The segmentation process is usually done by representing the contours as image edges, which are local image features most commonly extracted from the gradient of the image. However, in this way, the result is usually fragmented, and intelligent techniques have to be applied in order to obtain a non-fragmented segmentation.

A different approach was suggested which evolves a curve from an initial segmentation guess to the actual object boundary. This approach, known as Snakes or Active Contours, suffers from the fact that it cannot handle changes in topology and sharp corners very well.

Recently, Geodesic Active Contours has been proposed.

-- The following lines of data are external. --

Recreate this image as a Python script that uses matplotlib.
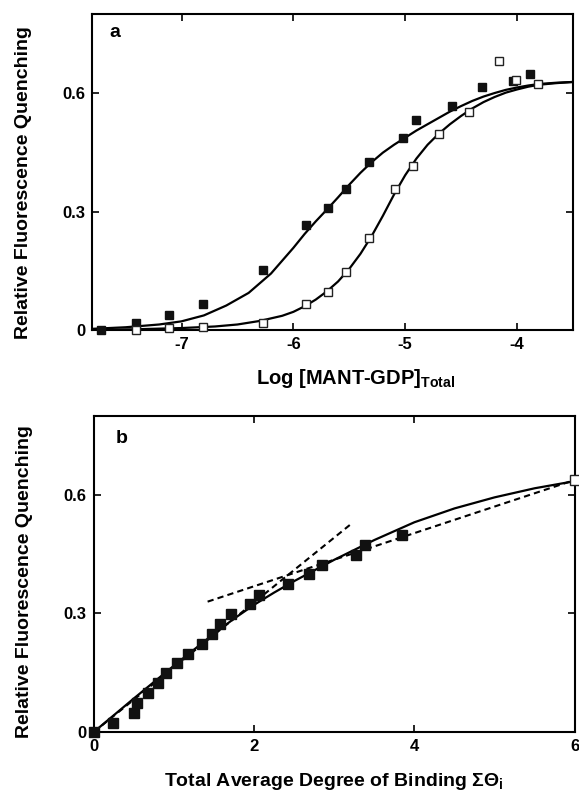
import matplotlib.pyplot as plt

plt.rcParams['font.family'] = ['Liberation Sans', 'DejaVu Sans']
plt.rcParams['font.weight'] = 'bold'
plt.rcParams['axes.unicode_minus'] = False
plt.rcParams['mathtext.fontset'] = 'custom'
plt.rcParams['mathtext.rm'] = 'Liberation Sans:bold'
plt.rcParams['mathtext.it'] = 'Liberation Sans:bold'
plt.rcParams['mathtext.bf'] = 'Liberation Sans:bold'

# panel a: titration data (log total MANT-GDP)
a_filled_x = [-7.72, -7.41, -7.11, -6.81, -6.27, -5.89, -5.69, -5.53, -5.32,
              -5.02, -4.90, -4.58, -4.31, -4.04, -3.88]
a_filled_y = [0.0, 0.017, 0.038, 0.066, 0.152, 0.266, 0.308, 0.356, 0.426,
              0.487, 0.531, 0.568, 0.615, 0.631, 0.649]
a_open_x = [-7.41, -7.11, -6.81, -6.27, -5.89, -5.69, -5.53, -5.32, -5.09,
            -4.93, -4.70, -4.43, -4.16, -4.01, -3.81]
a_open_y = [0.0, 0.005, 0.007, 0.019, 0.066, 0.097, 0.148, 0.232, 0.357,
            0.414, 0.495, 0.551, 0.680, 0.633, 0.624]

# fitted curves
fit_filled_x = [-7.8, -7.5, -7.2, -7.0, -6.8, -6.6, -6.4, -6.2, -6.0, -5.9, -5.8,
                -5.7, -5.6, -5.5, -5.4, -5.3, -5.2, -5.1, -5.0, -4.9, -4.8, -4.7,
                -4.6, -4.5, -4.4, -4.3, -4.2, -4.1, -4.0, -3.9, -3.8, -3.65, -3.5]
fit_filled_y = [0.003, 0.007, 0.014, 0.022, 0.037, 0.062, 0.094, 0.143, 0.208,
                0.243, 0.275, 0.305, 0.336, 0.368, 0.398, 0.425, 0.449, 0.469,
                0.487, 0.505, 0.521, 0.537, 0.553, 0.567, 0.580, 0.591, 0.600,
                0.608, 0.614, 0.619, 0.623, 0.626, 0.628]
fit_open_x = [-7.8, -7.4, -7.0, -6.7, -6.5, -6.3, -6.1, -6.0, -5.9, -5.8, -5.7,
              -5.6, -5.5, -5.4, -5.3, -5.2, -5.1, -5.0, -4.9, -4.8, -4.7, -4.6,
              -4.5, -4.4, -4.3, -4.2, -4.1, -4.0, -3.9, -3.8, -3.65, -3.5]
fit_open_y = [0.0, 0.002, 0.005, 0.009, 0.014, 0.023, 0.036, 0.046, 0.060,
              0.077, 0.098, 0.123, 0.155, 0.193, 0.238, 0.289, 0.343, 0.392,
              0.434, 0.469, 0.497, 0.521, 0.542, 0.561, 0.577, 0.590, 0.601,
              0.609, 0.616, 0.621, 0.625, 0.628]

# panel b: quenching vs total average degree of binding
b_filled_x = [0.0, 0.24, 0.50, 0.54, 0.68, 0.80, 0.90, 1.04, 1.18, 1.35, 1.47,
              1.58, 1.71, 1.95, 2.06, 2.42, 2.69, 2.85, 3.27, 3.38, 3.84]
b_filled_y = [0.0, 0.024, 0.048, 0.073, 0.099, 0.124, 0.149, 0.174, 0.198,
              0.223, 0.248, 0.273, 0.298, 0.324, 0.347, 0.374, 0.399, 0.424,
              0.448, 0.474, 0.499]
b_open_x = [6.0]
b_open_y = [0.638]

b_fit_x = [0.0, 0.5, 1.0, 1.5, 1.75, 2.0, 2.25, 2.5, 3.0, 3.5, 4.0, 4.5, 5.0, 5.5, 6.0]
b_fit_y = [0.0, 0.085, 0.168, 0.249, 0.287, 0.322, 0.353, 0.382, 0.436,
           0.486, 0.531, 0.566, 0.594, 0.617, 0.635]

# two straight dashed lines
steep_x = [0.0, 3.2]
steep_y = [0.0, 0.525]
shallow_x = [1.42, 6.0]
shallow_y = [0.330, 0.638]

fig = plt.figure(figsize=(5.79, 7.96), dpi=100)
ax_a = fig.add_axes([0.159, 0.5854, 0.8306, 0.397])
ax_b = fig.add_axes([0.162, 0.0804, 0.8306, 0.397])

ms = 6.3
ax_a.plot(fit_filled_x, fit_filled_y, color='black', lw=1.6, zorder=2)
ax_a.plot(fit_open_x, fit_open_y, color='black', lw=1.6, zorder=2)
ax_a.plot(a_filled_x, a_filled_y, 's', ms=ms, color='#111111', zorder=3, clip_on=False)
ax_a.plot(a_open_x, a_open_y, 's', ms=ms, mfc='white', mec='#222222', mew=1.0,
          zorder=4, clip_on=False)

ax_a.set_xlim(-7.8, -3.5)
ax_a.set_ylim(0, 0.8)
ax_a.set_xticks([-7, -6, -5, -4])
ax_a.set_xticklabels(['-7', '-6', '-5', '-4'])
ax_a.set_yticks([0, 0.3, 0.6])
ax_a.set_yticklabels(['0', '0.3', '0.6'])
ax_a.set_xlabel(r'Log [MANT-GDP]$_{\rm Total}$', fontsize=14.5, fontweight='bold')
ax_a.xaxis.set_label_coords(0.547, -0.118)
ax_a.set_ylabel('Relative Fluorescence Quenching', fontsize=14, fontweight='bold')
ax_a.yaxis.set_label_coords(-0.125, 0.468)
ax_a.text(0.048, 0.94, 'a', transform=ax_a.transAxes, fontsize=14,
          fontweight='bold', ha='center', va='center')

ms_b = 7.2
ax_b.plot(b_fit_x, b_fit_y, color='black', lw=1.6, zorder=2)
ax_b.plot(steep_x, steep_y, color='black', lw=1.5, ls=(0, (3, 2)), zorder=2)
ax_b.plot(shallow_x, shallow_y, color='black', lw=1.5, ls=(0, (3, 2)), zorder=2)
ax_b.plot(b_filled_x, b_filled_y, 's', ms=ms_b, color='#111111', zorder=3, clip_on=False)
ax_b.plot(b_open_x, b_open_y, 's', ms=ms_b, mfc='white', mec='#222222', mew=1.0,
          zorder=4, clip_on=False)

ax_b.set_xlim(0, 6)
ax_b.set_ylim(0, 0.8)
ax_b.set_xticks([0, 2, 4, 6])
ax_b.set_yticks([0, 0.3, 0.6])
ax_b.set_yticklabels(['0', '0.3', '0.6'])
ax_b.set_xlabel(r'Total Average Degree of Binding ΣΘ$_{\rm i}$', fontsize=14,
                fontweight='bold', labelpad=12)
ax_b.set_ylabel('Relative Fluorescence Quenching', fontsize=14, fontweight='bold')
ax_b.yaxis.set_label_coords(-0.127, 0.476)
ax_b.text(0.058, 0.93, 'b', transform=ax_b.transAxes, fontsize=14,
          fontweight='bold', ha='center', va='center')

for ax in (ax_a, ax_b):
    for sp in ax.spines.values():
        sp.set_linewidth(1.5)
    ax.tick_params(direction='in', length=5, width=1.2, top=True, right=True,
                   labelsize=12, pad=5)
    for lab in ax.get_xticklabels() + ax.get_yticklabels():
        lab.set_fontweight('bold')

fig.savefig('out.png', dpi=100)
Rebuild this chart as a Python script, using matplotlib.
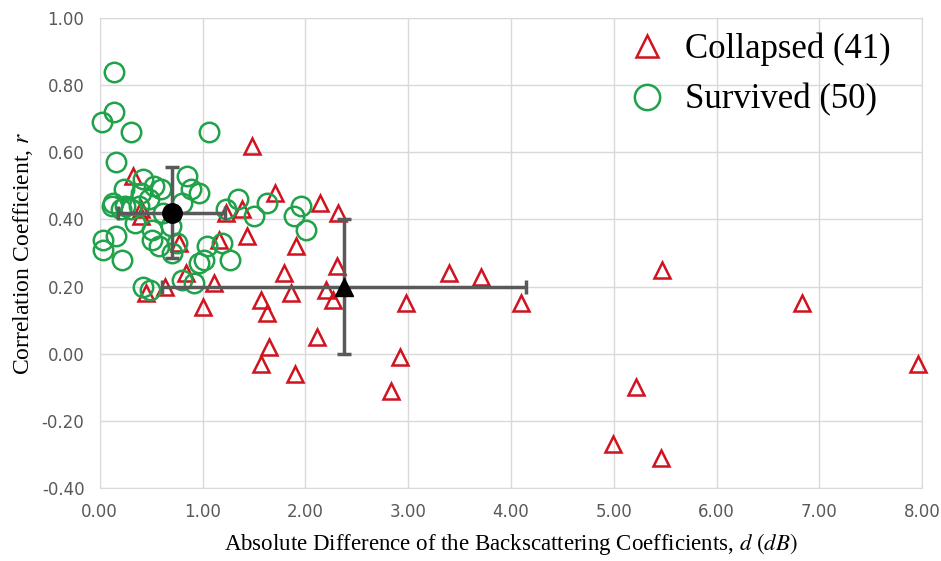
import numpy as np
import matplotlib
matplotlib.use('Agg')
import matplotlib.pyplot as plt
from matplotlib.ticker import FormatStrFormatter

plt.rcParams['mathtext.fontset'] = 'stix'

# Collapsed buildings (red triangles): d (dB), r
collapsed_d = [1.48, 1.70, 2.14, 2.32, 0.32, 0.40, 0.40, 1.23, 1.38, 1.16,
               1.43, 1.91, 0.77, 0.84, 0.45, 0.63, 1.11, 1.79, 1.86, 2.20,
               2.27, 2.31, 1.00, 1.57, 1.63, 1.65, 1.57, 1.90, 2.11, 2.83,
               2.92, 2.98, 3.40, 3.71, 4.10, 4.99, 5.22, 5.47, 5.46, 6.83,
               7.96]
collapsed_r = [0.62, 0.48, 0.45, 0.42, 0.53, 0.43, 0.41, 0.42, 0.43, 0.34,
               0.35, 0.32, 0.33, 0.24, 0.18, 0.20, 0.21, 0.24, 0.18, 0.19,
               0.16, 0.26, 0.14, 0.16, 0.12, 0.02, -0.03, -0.06, 0.05, -0.11,
               -0.01, 0.15, 0.24, 0.23, 0.15, -0.27, -0.10, 0.25, -0.31, 0.15,
               -0.03]

# Survived buildings (green circles)
survived_d = [0.14, 0.14, 0.02, 0.30, 1.06, 0.16, 0.42, 0.85, 0.53, 0.60,
              0.24, 0.40, 0.89, 0.97, 1.34, 1.63, 1.23, 1.50, 1.96, 1.89,
              2.01, 0.13, 0.12, 0.21, 0.30, 0.38, 0.80, 0.34, 0.51, 0.69,
              0.62, 0.03, 0.03, 0.16, 0.22, 0.51, 0.58, 0.75, 1.04, 1.19,
              1.27, 1.01, 0.97, 0.92, 0.80, 0.42, 0.49, 0.48, 0.70, 0.25]
survived_r = [0.84, 0.72, 0.69, 0.66, 0.66, 0.57, 0.52, 0.53, 0.50, 0.49,
              0.49, 0.48, 0.49, 0.48, 0.46, 0.45, 0.43, 0.41, 0.44, 0.41,
              0.37, 0.45, 0.44, 0.43, 0.43, 0.44, 0.45, 0.39, 0.37, 0.38,
              0.42, 0.34, 0.31, 0.35, 0.28, 0.34, 0.32, 0.33, 0.32, 0.33,
              0.28, 0.28, 0.27, 0.21, 0.22, 0.20, 0.19, 0.46, 0.30, 0.44]

# group means and standard deviations
surv_mean = (0.70, 0.42)
surv_err = (0.52, 0.135)
coll_mean = (2.38, 0.20)
coll_err = (1.77, 0.20)

red = '#D0131E'
green = '#1FA24A'
grey = '#595959'

fig = plt.figure(figsize=(9.41, 5.61), dpi=100)
ax = fig.add_axes([0.106, 0.130, 0.874, 0.838])

ax.plot(collapsed_d, collapsed_r, linestyle='none', marker='^', ms=12,
        mfc='none', mec=red, mew=1.8, label='Collapsed (41)', zorder=3,
        clip_on=False)
ax.plot(survived_d, survived_r, linestyle='none', marker='o', ms=14,
        mfc='none', mec=green, mew=1.8, label='Survived (50)', zorder=3,
        clip_on=False)

ax.errorbar(surv_mean[0], surv_mean[1], xerr=surv_err[0], yerr=surv_err[1],
            fmt='o', color='black', ms=14, ecolor=grey, elinewidth=2.5,
            capsize=5, capthick=2.5, zorder=4)
ax.errorbar(coll_mean[0], coll_mean[1], xerr=coll_err[0], yerr=coll_err[1],
            fmt='^', color='black', ms=13, ecolor=grey, elinewidth=2.5,
            capsize=5, capthick=2.5, zorder=4)

ax.set_xlim(0, 8)
ax.set_ylim(-0.4, 1.0)
ax.set_xticks(np.arange(0, 8.01, 1))
ax.set_yticks(np.arange(-0.4, 1.01, 0.2))
ax.xaxis.set_major_formatter(FormatStrFormatter('%.2f'))
ax.yaxis.set_major_formatter(FormatStrFormatter('%.2f'))
ax.tick_params(length=0, labelsize=12, labelcolor=grey, pad=11)
ax.grid(True, color='#D9D9D9', linewidth=1)
ax.set_axisbelow(True)
for s in ax.spines.values():
    s.set_color('#D9D9D9')

ax.set_xlabel('Absolute Difference of the Backscattering Coefficients, $d$ $(dB)$',
              family='Liberation Serif', fontsize=16.5, labelpad=7)
ax.set_ylabel('Correlation Coefficient, $r$', family='Liberation Serif',
              fontsize=17, labelpad=5)

ax.legend(loc='upper right', frameon=False, prop={'family': 'Liberation Serif', 'size': 25},
          markerscale=1.3, handletextpad=0.35, labelspacing=0.5, handlelength=1.5,
          bbox_to_anchor=(1.0, 1.035))

fig.savefig('out.png', dpi=100)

This method is based on Snakes, but uses the Level Sets methods in order to automatically handle sharp corners and changes in topology.

Strangely, although the Geodesic Active Contour model involves many very complex mathematical techniques, one of the key issues in the model is the computation of a partial differential equation, which is usually done by using divided differences not a very complex scheme... The order of approximation in this model is not very good.

In this project we tried to use advanced approximation techniques, namely the spline representation for the equations of the Geodesic Active Contours model.


Using splines we can achieve smoother solution, and avoid almost completely re-initializing the level set function into a distance map.

The time step is a little bit smaller, however, since we do not perform so many initializations the overall time is more or less the same.

Overall, it does not do any huge breakthrough in the model.

However, visualization can be improved a lot by using splines, achieving sub-pixel accuracy, and visualization of 3D functions.

Concerning the Geodesic Active Contours model in general, it is good for refining segmentation, but not so much for segmentation without a good initial guess, except for easy images.